A história toda, a marca humana, a complexidade humana, pode ser facilmente jogada para a briga política e ideológica entre anti-PTs e anti-Bolsonaros. Cada um defende o seu ponto, olha para o seu umbigo e demoniza o outro. Há razões para isso? Certamente, mas na obra nos damos conta de como é fácil transformar o ódio em uma bola de neve que nos cega. Eis, por exemplo, um trecho da obra, que fala sobre a campanha que fizeram para execrar completamente a imagem pública de Coleman, na reflexão do personagem narrador Norton. Trata-se de uma acusação falsa que Delphine faz contra Coleman logo depois que ele morre, dizendo que ele havia arrombado o seu gabinete, destruído tudo, e mandado um email para os outros professores (que na verdade foi ela mesma que mandou).
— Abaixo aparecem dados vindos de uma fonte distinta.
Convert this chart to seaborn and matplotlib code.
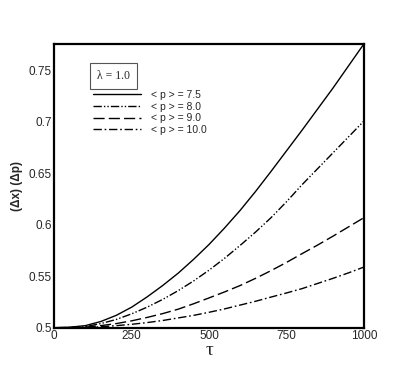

“E como provar o envolvimento de Coleman? Impossível. Mas as pessoas acreditam assim mesmo. Por mais absurda a ideia de que ele arrombou a sala, destroçou os arquivos, entrou no computador, mandou a mensagem eletrônica para os colegas dela – todos acreditam, querem acreditar, não perdem uma oportunidade de contar a história mais uma vez. Uma história sem pé nem cabeça, implausível, e no entanto ninguém – pelo menos em público – faz as perguntas mais simples”. Perfeito. Parece até que o Coleman é do PT. “Basta fazer a acusação que ela está provada. Basta ouvir a alegação para que se dê crédito a ela. Não é preciso encontrar uma motivação para o perpetrador, não é preciso que haja nenhuma lógica nem razão. Basta um rótulo. O rótulo é a motivação. O rótulo é a prova. O rótulo é a lógica. Por que Coleman fez isso? Porque ele é x, porque ele é y, porque ele é as duas coisas. Primeiro racista, depois misógino. A esta altura do século XX, já não se pode dizer que ele é comunista, como se fazia antigamente”.
Encerro esse texto aqui, esperando que o meu tom spoiler não faça ninguém a desistir de ler esse livro, pois ele é muito mais complexo e fascinante, em suas 450 páginas, do que essa singela resenha de quase 4 páginas de Word.